The songs are seemingly written to be disorienting, either from seasick lurching (“I’m Coming Home”), herky-jerky motion (“It’s Personal”), or both (“Hello Cruel World”). Elsewhere, sometimes the band simply barrels along until you’re exhausted, as on “Dead Predators” and “Together Whenever”. The record’s slower tunes—“Pity City” and “Save Me, Baby”— thankfully allow some (minor) reprieve from the convulsions. They also have two of the strongest melodies here, and the latter, along with “Fortune & Sons,” has Henry’s best vocal of the set.

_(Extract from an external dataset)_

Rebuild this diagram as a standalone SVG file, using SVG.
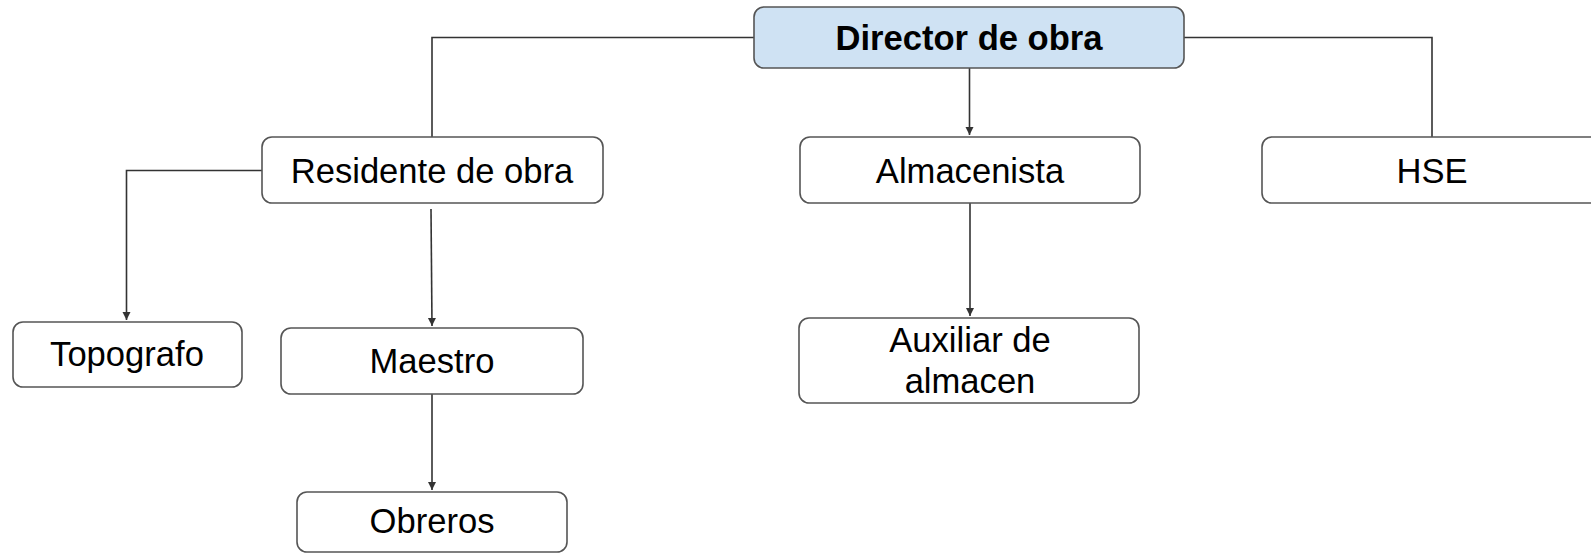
<svg xmlns="http://www.w3.org/2000/svg" width="1591" height="554" viewBox="0 0 1591 554">
<style>
.box{fill:#ffffff;stroke:#555555;stroke-width:1.6}
.top{fill:#cfe2f3;stroke:#555555;stroke-width:1.6}
.t{font-family:"Liberation Sans",Arial,sans-serif;font-size:34.6px;fill:#000000;text-anchor:middle}
.b{font-weight:bold}
.c{fill:none;stroke:#333333;stroke-width:1.6}
</style>
<defs>
<marker id="arr" markerWidth="10" markerHeight="10" refX="8" refY="4" orient="auto" markerUnits="userSpaceOnUse">
<path d="M0,0 L8,4 L0,8 Z" fill="#333333"/>
</marker>
</defs>
<rect width="1591" height="554" fill="#ffffff"/>
<g id="connectors">
<path class="c" d="M754,37.5 H432 V137"/>
<path class="c" d="M1184,37.5 H1432 V137"/>
<path class="c" d="M969.5,68 V135" marker-end="url(#arr)"/>
<path class="c" d="M262,170.5 H126.5 V320" marker-end="url(#arr)"/>
<path class="c" d="M431,209 L432,326" marker-end="url(#arr)"/>
<path class="c" d="M432,394 V490" marker-end="url(#arr)"/>
<path class="c" d="M970,203 V316" marker-end="url(#arr)"/>
</g>
<g id="director">
<rect class="top" x="754" y="7" width="430" height="61" rx="10"/>
<text class="t b" x="969" y="50">Director de obra</text>
</g>
<g id="residente">
<rect class="box" x="262" y="137" width="341" height="66" rx="10"/>
<text class="t" x="432" y="183">Residente de obra</text>
</g>
<g id="almacenista">
<rect class="box" x="800" y="137" width="340" height="66" rx="10"/>
<text class="t" x="970" y="183">Almacenista</text>
</g>
<g id="hse">
<rect class="box" x="1262" y="137" width="341" height="66" rx="10"/>
<text class="t" x="1432" y="183">HSE</text>
</g>
<g id="topografo">
<rect class="box" x="13" y="322" width="229" height="65" rx="10"/>
<text class="t" x="127" y="366">Topografo</text>
</g>
<g id="maestro">
<rect class="box" x="281" y="328" width="302" height="66" rx="10"/>
<text class="t" x="432" y="373">Maestro</text>
</g>
<g id="obreros">
<rect class="box" x="297" y="492" width="270" height="60" rx="10"/>
<text class="t" x="432" y="533">Obreros</text>
</g>
<g id="auxiliar">
<rect class="box" x="799" y="318" width="340" height="85" rx="10"/>
<text class="t" x="970" y="352">Auxiliar de</text>
<text class="t" x="970" y="393">almacen</text>
</g>
</svg>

Speaking of, Henry steals the show here by dividing his time between singing and screaming. Henry’s favorite trick is to intertwine his voice with the guitar, strengthening both as a result. He expertly rides the tumult of “Another World To Call Your Own” just as well as he aches with “Save Me”. His lyrics, meanwhile, match The Primals’ lizard-brain rocking with stream-of-consciousness (“Can you see what I’ve seen?/ Or tell a soul from a dream?/ Anyways, it’s like a knife that cuts you twice/ Or was it once?/ Now I forget”) and a bit of nihilism (“I’ve been fooled but it’s something to do/ Don’t know why I try”).

All Love, then, is a promising debut, despite the band playing it safe for much of the runtime. The one exception is album closer “I’m Coming Home,” which functions more like a three act play than a song. It’s a bit odd, and a bit out of place. It also demonstrates that these guys have more to offer on future outings.